**WHAT IS REQUIRED**. Print exactly the lines from the first one down to the line containing "const insetTicks = [-0.8,-0.4,0,0.4,0.8,1.2,1.6];", both ends included, with no pictures and nothing else.
━━━━━ RECORDED INFORMATION
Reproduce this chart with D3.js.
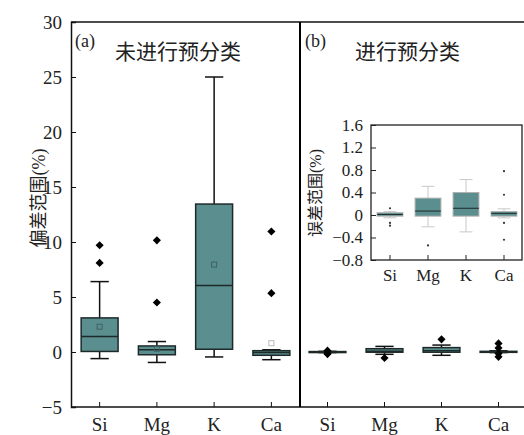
<!DOCTYPE html>
<html><head><meta charset="utf-8">
<script src="https://cdn.jsdelivr.net/npm/d3@7"></script>
<style>body{margin:0;background:#fff}svg{display:block}</style>
</head><body>
<script>
const categories = ["Si","Mg","K","Ca"];
// panel (a): 未进行预分类
const leftLow    = [-0.6, -0.95, -0.45, -0.7];
const leftQ1     = [0.05, -0.25, 0.25, -0.3];
const leftMedian = [1.4, 0.2, 6.05, -0.05];
const leftQ3     = [3.1, 0.55, 13.45, 0.12];
const leftHigh   = [6.4, 0.95, 25, 0.2];
const leftMean   = [2.3, 0.3, 7.95, 0.8];
const leftOutliers = [[9.7, 8.1],[10.15, 4.5],[],[10.95, 5.35]];
// panel (b): 进行预分类
const rightLow    = [-0.05, -0.21, -0.30, -0.05];
const rightQ1     = [-0.02, -0.02, -0.02, -0.02];
const rightMedian = [0.01, 0.07, 0.12, 0.03];
const rightQ3     = [0.04, 0.30, 0.40, 0.06];
const rightHigh   = [0.06, 0.51, 0.63, 0.11];
const rightMean   = [0.0, 0.1, 0.15, 0.02];
const rightOutliers = [[0.12,-0.14,-0.19],[-0.54],[1.15],[0.78,0.36,-0.14,-0.44]];
const insetOutliers = [[0.12,-0.14,-0.19],[-0.54],[],[0.78,0.36,-0.14,-0.44]];
const mainTicks = [-5,0,5,10,15,20,25,30];
const insetTicks = [-0.8,-0.4,0,0.4,0.8,1.2,1.6];

const W=524,H=435;
const FONT = "'Liberation Serif','Times New Roman','Noto Sans CJK SC',serif";
const TEAL = "#5b8f8f", DARK="#1e2a2a";
const svg = d3.select("body").append("svg").attr("width",W).attr("height",H)
  .style("font-family",FONT);

const pTop=22,pBottom=407,leftX=71,divX=300,rightEnd=527;
const y = d3.scaleLinear().domain([-5,30]).range([pBottom,pTop]);
const xL = d3.scaleBand().domain(categories).range([leftX,divX]).padding(0);
const xR = d3.scaleBand().domain(categories).range([divX-1,rightEnd]).padding(0);

function drawBoxes(g, x, yS, d, opt){
  categories.forEach((c,i)=>{
    const cx = x(c)+x.bandwidth()/2;
    const bw = x.bandwidth()*opt.boxFrac, cw = x.bandwidth()*opt.capFrac;
    g.append("line").attr("x1",cx).attr("x2",cx).attr("y1",yS(d.high[i])).attr("y2",yS(d.q3[i]))
      .attr("stroke",opt.whisk).attr("stroke-width",opt.sw);
    g.append("line").attr("x1",cx).attr("x2",cx).attr("y1",yS(d.low[i])).attr("y2",yS(d.q1[i]))
      .attr("stroke",opt.whisk).attr("stroke-width",opt.sw);
    [d.high[i],d.low[i]].forEach(v=>g.append("line").attr("x1",cx-cw/2).attr("x2",cx+cw/2)
      .attr("y1",yS(v)).attr("y2",yS(v)).attr("stroke",opt.whisk).attr("stroke-width",opt.sw));
    g.append("rect").attr("x",cx-bw/2).attr("width",bw)
      .attr("y",yS(d.q3[i])).attr("height",Math.max(1,yS(d.q1[i])-yS(d.q3[i])))
      .attr("fill",TEAL).attr("stroke",opt.boxStroke).attr("stroke-width",opt.sw);
    g.append("line").attr("x1",cx-bw/2).attr("x2",cx+bw/2).attr("y1",yS(d.median[i])).attr("y2",yS(d.median[i]))
      .attr("stroke",DARK).attr("stroke-width",opt.sw);
    if(opt.meanSize>0){
      const s=opt.meanSize;
      g.append("rect").attr("x",cx-s/2).attr("y",yS(d.mean[i])-s/2).attr("width",s).attr("height",s)
        .attr("fill","none").attr("stroke",opt.meanStroke[i]).attr("stroke-width",1);
    }
    d.out[i].forEach(v=>{
      if(opt.diamond){
        g.append("path").attr("d",d3.symbol(d3.symbolDiamond2,opt.diamond)())
          .attr("transform",`translate(${cx},${yS(v)})`).attr("fill","#000");
      } else {
        g.append("circle").attr("cx",cx).attr("cy",yS(v)).attr("r",1.1).attr("fill","#333");
      }
    });
  });
}

const frame = svg.append("g").attr("stroke","#111").attr("stroke-width",1.5);
frame.append("line").attr("x1",leftX).attr("x2",W).attr("y1",pTop).attr("y2",pTop);
frame.append("line").attr("x1",leftX).attr("x2",W).attr("y1",pBottom).attr("y2",pBottom);

const ay = svg.append("g").attr("transform",`translate(${leftX},0)`)
  .call(d3.axisLeft(y).tickValues(mainTicks).tickSize(-5).tickPadding(9).tickFormat(d3.format("d")));
ay.select(".domain").attr("stroke","#111").attr("stroke-width",1.5);
ay.selectAll(".tick line").attr("stroke","#111");
ay.selectAll(".tick text").attr("font-size",19).attr("fill","#222").attr("font-family",FONT);

[xL,xR].forEach(xs=>{
  const ax = svg.append("g").attr("transform",`translate(0,${pBottom})`)
    .call(d3.axisBottom(xs).tickSize(-5).tickPadding(11));
  ax.select(".domain").remove();
  ax.selectAll(".tick line").attr("stroke","#111");
  ax.selectAll(".tick text").attr("font-size",19).attr("fill","#222").attr("font-family",FONT);
});

svg.append("line").attr("x1",divX).attr("x2",divX).attr("y1",pTop).attr("y2",pBottom)
  .attr("stroke","#000").attr("stroke-width",2);

svg.append("text").attr("transform",`translate(45,198) rotate(-90)`).attr("text-anchor","middle")
  .attr("font-size",18).attr("fill","#222").text("偏差范围(%)");

svg.append("text").attr("x",75).attr("y",47).attr("font-size",18).attr("fill","#222").text("(a)");
svg.append("text").attr("x",115).attr("y",59).attr("font-size",21).attr("fill","#222").text("未进行预分类");
svg.append("text").attr("x",305).attr("y",47).attr("font-size",18).attr("fill","#222").text("(b)");
svg.append("text").attr("x",355).attr("y",59).attr("font-size",21).attr("fill","#222").text("进行预分类");

drawBoxes(svg.append("g"), xL, y,
  {low:leftLow,q1:leftQ1,median:leftMedian,q3:leftQ3,high:leftHigh,mean:leftMean,out:leftOutliers},
  {boxFrac:0.645,capFrac:0.32,whisk:"#111",boxStroke:"#1e2a2a",sw:1.5,meanSize:5,
   meanStroke:["#3f6060","#3f6060","#3f6060","#bbb"],diamond:42});

drawBoxes(svg.append("g"), xR, y,
  {low:rightLow,q1:rightQ1,median:rightMedian,q3:rightQ3,high:rightHigh,mean:rightMean,out:rightOutliers},
  {boxFrac:0.645,capFrac:0.32,whisk:"#111",boxStroke:"#1e2a2a",sw:1.5,meanSize:0,meanStroke:[],diamond:42});

const iTop=125,iBottom=260,iLeft=371,iRight=522;
const yi = d3.scaleLinear().domain([-0.8,1.6]).range([iBottom,iTop]);
const xi = d3.scaleBand().domain(categories).range([iLeft,iRight+1]).padding(0);
const ig = svg.append("g");
ig.append("rect").attr("x",iLeft).attr("y",iTop).attr("width",iRight-iLeft).attr("height",iBottom-iTop)
  .attr("fill","#fff").attr("stroke","#222").attr("stroke-width",1.3);
const iy = ig.append("g").attr("transform",`translate(${iLeft},0)`)
  .call(d3.axisLeft(yi).tickValues(insetTicks).tickSize(-5).tickPadding(8)
    .tickFormat(d=>d===0?"0":d3.format(".1f")(d)));
iy.select(".domain").remove();
iy.selectAll(".tick line").attr("stroke","#222");
iy.selectAll(".tick text").attr("font-size",17).attr("fill","#222").attr("font-family",FONT);
const ix = ig.append("g").attr("transform",`translate(0,${iBottom})`)
  .call(d3.axisBottom(xi).tickSize(-5).tickPadding(9));
ix.select(".domain").remove();
ix.selectAll(".tick line").attr("stroke","#222");
ix.selectAll(".tick text").attr("font-size",17).attr("fill","#222").attr("font-family",FONT);
ig.append("text").attr("transform",`translate(321,193) rotate(-90)`).attr("text-anchor","middle")
  .attr("font-size",16).attr("fill","#222").text("误差范围(%)");
drawBoxes(ig.append("g"), xi, yi,
  {low:rightLow,q1:rightQ1,median:rightMedian,q3:rightQ3,high:rightHigh,mean:rightMean,out:insetOutliers},
  {boxFrac:0.68,capFrac:0.34,whisk:"#c8c8c8",boxStroke:"#b0b0b0",sw:1,meanSize:0,meanStroke:[],diamond:0});
</script>
</body></html>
━━━━━━━━━━
**RESULT**.
Reproduce this chart with D3.js.
<!DOCTYPE html>
<html><head><meta charset="utf-8">
<script src="https://cdn.jsdelivr.net/npm/d3@7"></script>
<style>body{margin:0;background:#fff}svg{display:block}</style>
</head><body>
<script>
const categories = ["Si","Mg","K","Ca"];
// panel (a): 未进行预分类
const leftLow    = [-0.6, -0.95, -0.45, -0.7];
const leftQ1     = [0.05, -0.25, 0.25, -0.3];
const leftMedian = [1.4, 0.2, 6.05, -0.05];
const leftQ3     = [3.1, 0.55, 13.45, 0.12];
const leftHigh   = [6.4, 0.95, 25, 0.2];
const leftMean   = [2.3, 0.3, 7.95, 0.8];
const leftOutliers = [[9.7, 8.1],[10.15, 4.5],[],[10.95, 5.35]];
// panel (b): 进行预分类
const rightLow    = [-0.05, -0.21, -0.30, -0.05];
const rightQ1     = [-0.02, -0.02, -0.02, -0.02];
const rightMedian = [0.01, 0.07, 0.12, 0.03];
const rightQ3     = [0.04, 0.30, 0.40, 0.06];
const rightHigh   = [0.06, 0.51, 0.63, 0.11];
const rightMean   = [0.0, 0.1, 0.15, 0.02];
const rightOutliers = [[0.12,-0.14,-0.19],[-0.54],[1.15],[0.78,0.36,-0.14,-0.44]];
const insetOutliers = [[0.12,-0.14,-0.19],[-0.54],[],[0.78,0.36,-0.14,-0.44]];
const mainTicks = [-5,0,5,10,15,20,25,30];
const insetTicks = [-0.8,-0.4,0,0.4,0.8,1.2,1.6];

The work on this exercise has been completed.